» PROBLEM TO WORK ON: Extract every line that includes the string "this".

» EXCERPTED DATA:
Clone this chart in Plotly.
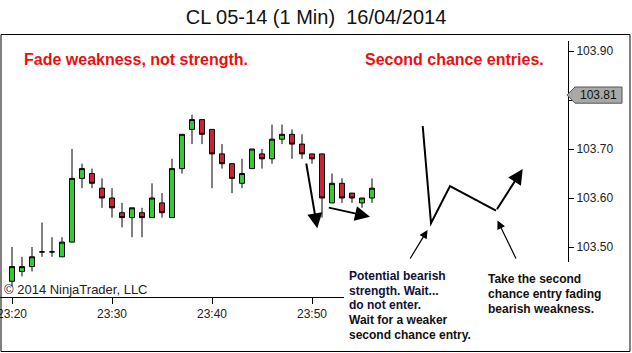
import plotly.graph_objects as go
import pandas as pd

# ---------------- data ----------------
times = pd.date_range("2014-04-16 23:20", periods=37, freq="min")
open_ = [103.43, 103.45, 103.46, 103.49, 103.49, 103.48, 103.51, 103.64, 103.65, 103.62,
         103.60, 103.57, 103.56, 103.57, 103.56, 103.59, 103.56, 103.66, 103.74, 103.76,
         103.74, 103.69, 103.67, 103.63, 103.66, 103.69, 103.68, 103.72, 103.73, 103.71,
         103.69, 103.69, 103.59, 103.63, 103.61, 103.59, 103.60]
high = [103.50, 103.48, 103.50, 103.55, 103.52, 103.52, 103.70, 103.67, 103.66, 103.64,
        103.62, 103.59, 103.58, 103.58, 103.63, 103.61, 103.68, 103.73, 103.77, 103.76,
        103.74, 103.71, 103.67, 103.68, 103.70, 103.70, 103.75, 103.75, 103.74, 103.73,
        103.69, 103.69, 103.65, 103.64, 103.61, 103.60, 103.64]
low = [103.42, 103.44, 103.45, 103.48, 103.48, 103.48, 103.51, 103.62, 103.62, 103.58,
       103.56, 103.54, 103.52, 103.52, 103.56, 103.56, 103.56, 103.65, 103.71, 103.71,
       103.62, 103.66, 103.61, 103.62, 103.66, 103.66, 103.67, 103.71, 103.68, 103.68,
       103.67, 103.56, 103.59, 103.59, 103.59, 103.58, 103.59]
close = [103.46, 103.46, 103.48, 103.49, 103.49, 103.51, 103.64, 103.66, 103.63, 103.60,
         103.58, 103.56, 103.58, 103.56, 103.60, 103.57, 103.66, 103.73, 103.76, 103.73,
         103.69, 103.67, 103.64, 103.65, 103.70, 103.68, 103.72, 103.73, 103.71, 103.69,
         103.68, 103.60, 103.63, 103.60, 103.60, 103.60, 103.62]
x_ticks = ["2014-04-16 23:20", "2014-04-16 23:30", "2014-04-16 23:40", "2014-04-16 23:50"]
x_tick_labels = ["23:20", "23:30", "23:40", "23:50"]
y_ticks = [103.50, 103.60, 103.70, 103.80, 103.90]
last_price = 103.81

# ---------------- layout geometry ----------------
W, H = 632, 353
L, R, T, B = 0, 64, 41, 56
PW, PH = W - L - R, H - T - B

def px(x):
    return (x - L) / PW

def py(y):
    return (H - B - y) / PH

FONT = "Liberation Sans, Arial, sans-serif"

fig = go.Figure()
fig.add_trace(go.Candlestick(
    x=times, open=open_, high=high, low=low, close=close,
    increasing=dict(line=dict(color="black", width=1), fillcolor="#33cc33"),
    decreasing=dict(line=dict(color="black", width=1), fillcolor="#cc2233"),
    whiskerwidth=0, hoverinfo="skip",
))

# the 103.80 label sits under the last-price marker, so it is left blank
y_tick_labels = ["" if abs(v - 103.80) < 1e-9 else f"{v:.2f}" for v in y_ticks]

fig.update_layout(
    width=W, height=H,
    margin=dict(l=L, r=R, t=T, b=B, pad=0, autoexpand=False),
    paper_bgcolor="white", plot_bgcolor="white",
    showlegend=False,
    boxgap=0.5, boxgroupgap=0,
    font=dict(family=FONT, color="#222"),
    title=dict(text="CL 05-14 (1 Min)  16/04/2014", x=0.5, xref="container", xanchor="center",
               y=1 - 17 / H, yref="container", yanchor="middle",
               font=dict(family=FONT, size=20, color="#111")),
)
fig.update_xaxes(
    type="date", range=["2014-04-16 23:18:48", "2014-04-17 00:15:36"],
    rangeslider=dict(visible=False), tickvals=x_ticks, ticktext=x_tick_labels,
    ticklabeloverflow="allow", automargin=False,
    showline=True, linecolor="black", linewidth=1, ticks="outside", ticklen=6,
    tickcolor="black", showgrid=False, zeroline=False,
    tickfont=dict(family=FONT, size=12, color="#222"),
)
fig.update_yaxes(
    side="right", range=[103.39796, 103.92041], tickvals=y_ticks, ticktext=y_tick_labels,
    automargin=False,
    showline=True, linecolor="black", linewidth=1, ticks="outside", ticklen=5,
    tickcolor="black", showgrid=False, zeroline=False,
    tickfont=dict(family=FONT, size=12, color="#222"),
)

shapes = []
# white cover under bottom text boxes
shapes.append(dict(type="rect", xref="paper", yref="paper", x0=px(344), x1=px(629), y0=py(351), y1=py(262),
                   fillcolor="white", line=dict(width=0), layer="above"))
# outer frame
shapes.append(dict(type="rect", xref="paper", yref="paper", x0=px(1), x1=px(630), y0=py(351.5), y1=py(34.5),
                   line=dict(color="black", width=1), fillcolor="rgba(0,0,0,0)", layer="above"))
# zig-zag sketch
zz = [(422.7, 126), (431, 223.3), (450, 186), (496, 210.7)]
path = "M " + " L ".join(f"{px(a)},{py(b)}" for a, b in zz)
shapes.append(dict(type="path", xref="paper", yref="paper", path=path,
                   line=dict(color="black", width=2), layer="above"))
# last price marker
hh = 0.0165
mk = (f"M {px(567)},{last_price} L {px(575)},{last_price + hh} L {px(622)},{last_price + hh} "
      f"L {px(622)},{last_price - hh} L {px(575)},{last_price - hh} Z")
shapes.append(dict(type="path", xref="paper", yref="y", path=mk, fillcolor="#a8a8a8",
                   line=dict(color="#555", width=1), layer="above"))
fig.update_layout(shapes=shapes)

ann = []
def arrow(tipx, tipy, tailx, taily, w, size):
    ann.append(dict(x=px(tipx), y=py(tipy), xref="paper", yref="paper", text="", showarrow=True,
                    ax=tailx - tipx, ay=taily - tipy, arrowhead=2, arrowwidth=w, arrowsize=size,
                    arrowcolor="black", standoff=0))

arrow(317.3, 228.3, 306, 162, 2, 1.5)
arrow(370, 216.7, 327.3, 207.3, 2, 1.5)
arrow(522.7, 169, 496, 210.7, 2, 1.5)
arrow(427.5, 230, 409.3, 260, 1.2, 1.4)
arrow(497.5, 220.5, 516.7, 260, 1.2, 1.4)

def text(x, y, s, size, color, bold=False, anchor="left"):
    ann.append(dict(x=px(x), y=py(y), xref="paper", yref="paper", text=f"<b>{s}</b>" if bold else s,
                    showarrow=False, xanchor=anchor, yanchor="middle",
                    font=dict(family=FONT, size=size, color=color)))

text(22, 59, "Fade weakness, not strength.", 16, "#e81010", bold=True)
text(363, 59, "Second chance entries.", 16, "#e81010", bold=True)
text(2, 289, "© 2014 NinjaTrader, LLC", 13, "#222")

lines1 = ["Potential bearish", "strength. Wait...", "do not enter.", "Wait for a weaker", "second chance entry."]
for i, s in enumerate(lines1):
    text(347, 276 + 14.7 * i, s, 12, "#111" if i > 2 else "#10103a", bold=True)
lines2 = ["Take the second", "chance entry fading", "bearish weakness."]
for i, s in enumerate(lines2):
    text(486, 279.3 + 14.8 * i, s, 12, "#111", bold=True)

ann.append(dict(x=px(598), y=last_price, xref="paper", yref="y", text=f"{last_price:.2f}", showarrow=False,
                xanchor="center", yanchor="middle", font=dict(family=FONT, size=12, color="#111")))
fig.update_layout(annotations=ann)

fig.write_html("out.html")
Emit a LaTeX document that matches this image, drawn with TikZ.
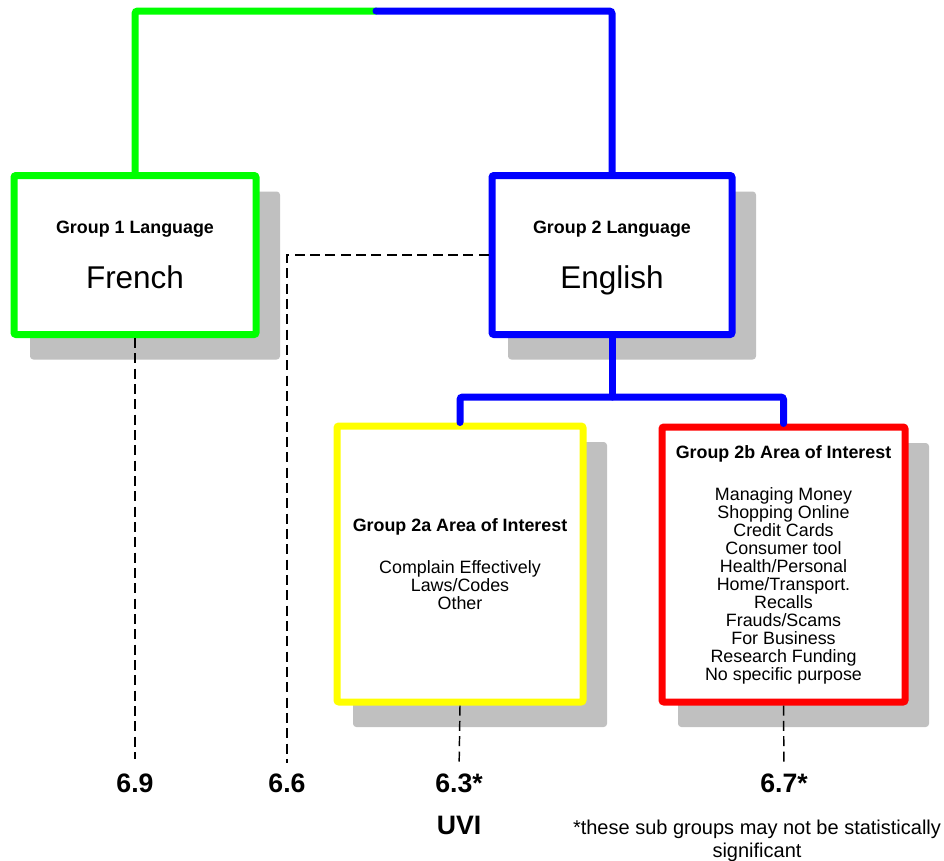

» WORKED ANSWER:
Clone this chart in Plotly.
Emit a LaTeX document that matches this image, drawn with TikZ.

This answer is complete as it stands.